Lautaro Palacios

Personal information
- Full name: Lautaro Agustín Palacios
- Date of birth: 29 May 1995 (age 30)
- Place of birth: La Plata, Argentina
- Height: 1.77 m (5 ft 10 in)
- Position: Striker

Team information
- Current team: Deportes Copiapó

Youth career
- DIVE Villa Elisa
- Curuzú Cuatiá

Senior career*
- Years: Team / Apps / (Gls)
- 2011–2014: Curuzú Cuatiá / – / (–)
- 2013: → Argentino Juvenil (loan) / – / (–)
- 2015: Everton LP [es] / 1 / (1)
- 2016: San Lorenzo VC / – / (–)
- 2016–2017: Curuzú Cuatiá / – / (–)
- 2017–2018: Cambaceres / 50 / (12)
- 2019–2021: Unión San Felipe / 34 / (10)
- 2020–2021: → Coquimbo Unido (loan) / 16 / (4)
- 2021–2025: Audax Italiano / 91 / (27)
- 2022–2023: → Al-Adalah (loan) / 12 / (1)
- 2026–: Deportes Copiapó / 0 / (0)

= Lautaro Palacios =

Argentine footballer

Lautaro Agustín Palacios (born 29 May 1995) is an Argentine professional footballer who plays as a striker for Deportes Copiapó.

==Career==
Palacios was born in La Plata, Argentina.
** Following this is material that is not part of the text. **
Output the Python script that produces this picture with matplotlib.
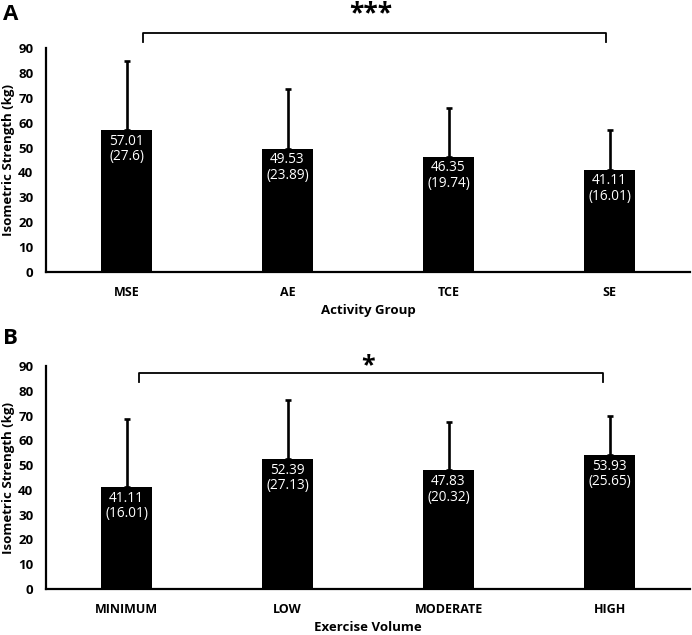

A product of both DIVE and Centro de Fomento Social, Cultural y Deportivo Curuzú Cuatiá from Villa Elisa, as a young player, Palacios played for amateur teams at the Liga Platense, until he joined Argentine Primera D club Defensores de Cambaceres. In 2019, he moved to Chile and joined Chilean Primera B club Unión San Felipe, being loaned to Chilean Primera División club Coquimbo Unido on second half 2020. Along with Coquimbo Unido, he has played at the 2020 Copa Sudamericana, scoring a goal in his debut.

On 2021 season, he was transferred to Audax Italiano on a deal for four years. On 4 July 2022, Palacios joined Saudi Arabian club Al-Adalah on loan.

In January 2026, Palacios joined Deportes Copiapó.

==Personal life==
Palacios is nicknamed Tanque (Tank).